All of the data below should be written out exactly.

[Data extract]

---

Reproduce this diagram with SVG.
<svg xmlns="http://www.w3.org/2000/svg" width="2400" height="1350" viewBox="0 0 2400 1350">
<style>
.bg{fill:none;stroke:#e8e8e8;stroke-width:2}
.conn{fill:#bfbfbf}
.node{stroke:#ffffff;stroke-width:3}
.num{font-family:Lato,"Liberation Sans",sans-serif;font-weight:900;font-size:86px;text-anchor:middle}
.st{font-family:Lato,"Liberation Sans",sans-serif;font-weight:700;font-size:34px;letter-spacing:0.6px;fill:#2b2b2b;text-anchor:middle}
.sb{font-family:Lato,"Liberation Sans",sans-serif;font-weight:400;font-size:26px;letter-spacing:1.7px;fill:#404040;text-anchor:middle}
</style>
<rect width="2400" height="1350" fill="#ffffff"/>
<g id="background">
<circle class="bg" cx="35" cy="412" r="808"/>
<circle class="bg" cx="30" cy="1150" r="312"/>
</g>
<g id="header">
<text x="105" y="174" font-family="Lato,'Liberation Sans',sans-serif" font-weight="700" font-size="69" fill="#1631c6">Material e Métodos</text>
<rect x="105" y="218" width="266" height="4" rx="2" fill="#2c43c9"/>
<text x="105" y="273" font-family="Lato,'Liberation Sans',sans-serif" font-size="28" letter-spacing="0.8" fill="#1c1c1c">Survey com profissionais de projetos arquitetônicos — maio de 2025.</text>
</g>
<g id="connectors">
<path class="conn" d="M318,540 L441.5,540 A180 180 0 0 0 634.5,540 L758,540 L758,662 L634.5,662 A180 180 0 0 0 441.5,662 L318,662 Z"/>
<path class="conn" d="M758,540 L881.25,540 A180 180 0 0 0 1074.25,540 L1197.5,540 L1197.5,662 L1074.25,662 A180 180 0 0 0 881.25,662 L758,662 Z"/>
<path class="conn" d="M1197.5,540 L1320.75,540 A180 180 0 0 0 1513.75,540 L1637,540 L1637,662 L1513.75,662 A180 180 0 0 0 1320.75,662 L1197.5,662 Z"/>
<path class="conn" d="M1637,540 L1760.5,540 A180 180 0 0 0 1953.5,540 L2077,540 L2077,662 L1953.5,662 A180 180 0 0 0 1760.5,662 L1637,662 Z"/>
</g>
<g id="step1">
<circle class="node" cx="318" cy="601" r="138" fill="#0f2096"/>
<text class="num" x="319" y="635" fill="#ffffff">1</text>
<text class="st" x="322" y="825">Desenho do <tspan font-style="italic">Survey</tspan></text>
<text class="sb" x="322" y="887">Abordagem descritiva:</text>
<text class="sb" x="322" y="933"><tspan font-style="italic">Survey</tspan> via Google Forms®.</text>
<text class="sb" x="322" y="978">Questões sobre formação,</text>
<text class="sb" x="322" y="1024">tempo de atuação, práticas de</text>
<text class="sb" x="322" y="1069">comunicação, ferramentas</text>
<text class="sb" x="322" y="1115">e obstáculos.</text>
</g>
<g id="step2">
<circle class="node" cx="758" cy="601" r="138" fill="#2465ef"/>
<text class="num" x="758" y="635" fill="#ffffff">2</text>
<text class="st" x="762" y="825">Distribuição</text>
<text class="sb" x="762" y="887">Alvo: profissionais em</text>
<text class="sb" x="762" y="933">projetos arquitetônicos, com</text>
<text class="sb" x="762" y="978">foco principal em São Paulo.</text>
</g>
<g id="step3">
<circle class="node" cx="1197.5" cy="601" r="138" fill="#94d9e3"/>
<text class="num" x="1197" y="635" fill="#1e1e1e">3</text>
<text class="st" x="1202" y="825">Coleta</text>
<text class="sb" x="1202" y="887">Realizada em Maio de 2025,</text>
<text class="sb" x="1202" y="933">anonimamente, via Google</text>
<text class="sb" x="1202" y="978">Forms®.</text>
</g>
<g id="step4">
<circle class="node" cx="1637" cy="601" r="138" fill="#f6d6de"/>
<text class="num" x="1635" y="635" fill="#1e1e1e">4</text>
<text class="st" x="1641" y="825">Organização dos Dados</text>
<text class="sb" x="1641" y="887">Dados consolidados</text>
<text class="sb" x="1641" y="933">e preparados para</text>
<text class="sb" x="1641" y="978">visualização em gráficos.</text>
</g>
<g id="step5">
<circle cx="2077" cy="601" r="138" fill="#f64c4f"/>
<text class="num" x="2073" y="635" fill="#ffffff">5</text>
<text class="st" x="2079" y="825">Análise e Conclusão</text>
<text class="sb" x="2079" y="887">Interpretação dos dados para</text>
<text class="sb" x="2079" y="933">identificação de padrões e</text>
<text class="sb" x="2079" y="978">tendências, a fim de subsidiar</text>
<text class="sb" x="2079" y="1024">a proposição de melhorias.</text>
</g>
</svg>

---

[Result below]
Reproduce this diagram with SVG.
<svg xmlns="http://www.w3.org/2000/svg" width="2400" height="1350" viewBox="0 0 2400 1350">
<style>
.bg{fill:none;stroke:#e8e8e8;stroke-width:2}
.conn{fill:#bfbfbf}
.node{stroke:#ffffff;stroke-width:3}
.num{font-family:Lato,"Liberation Sans",sans-serif;font-weight:900;font-size:86px;text-anchor:middle}
.st{font-family:Lato,"Liberation Sans",sans-serif;font-weight:700;font-size:34px;letter-spacing:0.6px;fill:#2b2b2b;text-anchor:middle}
.sb{font-family:Lato,"Liberation Sans",sans-serif;font-weight:400;font-size:26px;letter-spacing:1.7px;fill:#404040;text-anchor:middle}
</style>
<rect width="2400" height="1350" fill="#ffffff"/>
<g id="background">
<circle class="bg" cx="35" cy="412" r="808"/>
<circle class="bg" cx="30" cy="1150" r="312"/>
</g>
<g id="header">
<text x="105" y="174" font-family="Lato,'Liberation Sans',sans-serif" font-weight="700" font-size="69" fill="#1631c6">Material e Métodos</text>
<rect x="105" y="218" width="266" height="4" rx="2" fill="#2c43c9"/>
<text x="105" y="273" font-family="Lato,'Liberation Sans',sans-serif" font-size="28" letter-spacing="0.8" fill="#1c1c1c">Survey com profissionais de projetos arquitetônicos — maio de 2025.</text>
</g>
<g id="connectors">
<path class="conn" d="M318,540 L441.5,540 A180 180 0 0 0 634.5,540 L758,540 L758,662 L634.5,662 A180 180 0 0 0 441.5,662 L318,662 Z"/>
<path class="conn" d="M758,540 L881.25,540 A180 180 0 0 0 1074.25,540 L1197.5,540 L1197.5,662 L1074.25,662 A180 180 0 0 0 881.25,662 L758,662 Z"/>
<path class="conn" d="M1197.5,540 L1320.75,540 A180 180 0 0 0 1513.75,540 L1637,540 L1637,662 L1513.75,662 A180 180 0 0 0 1320.75,662 L1197.5,662 Z"/>
<path class="conn" d="M1637,540 L1760.5,540 A180 180 0 0 0 1953.5,540 L2077,540 L2077,662 L1953.5,662 A180 180 0 0 0 1760.5,662 L1637,662 Z"/>
</g>
<g id="step1">
<circle class="node" cx="318" cy="601" r="138" fill="#0f2096"/>
<text class="num" x="319" y="635" fill="#ffffff">1</text>
<text class="st" x="322" y="825">Desenho do <tspan font-style="italic">Survey</tspan></text>
<text class="sb" x="322" y="887">Abordagem descritiva:</text>
<text class="sb" x="322" y="933"><tspan font-style="italic">Survey</tspan> via Google Forms®.</text>
<text class="sb" x="322" y="978">Questões sobre formação,</text>
<text class="sb" x="322" y="1024">tempo de atuação, práticas de</text>
<text class="sb" x="322" y="1069">comunicação, ferramentas</text>
<text class="sb" x="322" y="1115">e obstáculos.</text>
</g>
<g id="step2">
<circle class="node" cx="758" cy="601" r="138" fill="#2465ef"/>
<text class="num" x="758" y="635" fill="#ffffff">2</text>
<text class="st" x="762" y="825">Distribuição</text>
<text class="sb" x="762" y="887">Alvo: profissionais em</text>
<text class="sb" x="762" y="933">projetos arquitetônicos, com</text>
<text class="sb" x="762" y="978">foco principal em São Paulo.</text>
</g>
<g id="step3">
<circle class="node" cx="1197.5" cy="601" r="138" fill="#94d9e3"/>
<text class="num" x="1197" y="635" fill="#1e1e1e">3</text>
<text class="st" x="1202" y="825">Coleta</text>
<text class="sb" x="1202" y="887">Realizada em Maio de 2025,</text>
<text class="sb" x="1202" y="933">anonimamente, via Google</text>
<text class="sb" x="1202" y="978">Forms®.</text>
</g>
<g id="step4">
<circle class="node" cx="1637" cy="601" r="138" fill="#f6d6de"/>
<text class="num" x="1635" y="635" fill="#1e1e1e">4</text>
<text class="st" x="1641" y="825">Organização dos Dados</text>
<text class="sb" x="1641" y="887">Dados consolidados</text>
<text class="sb" x="1641" y="933">e preparados para</text>
<text class="sb" x="1641" y="978">visualização em gráficos.</text>
</g>
<g id="step5">
<circle cx="2077" cy="601" r="138" fill="#f64c4f"/>
<text class="num" x="2073" y="635" fill="#ffffff">5</text>
<text class="st" x="2079" y="825">Análise e Conclusão</text>
<text class="sb" x="2079" y="887">Interpretação dos dados para</text>
<text class="sb" x="2079" y="933">identificação de padrões e</text>
<text class="sb" x="2079" y="978">tendências, a fim de subsidiar</text>
<text class="sb" x="2079" y="1024">a proposição de melhorias.</text>
</g>
</svg>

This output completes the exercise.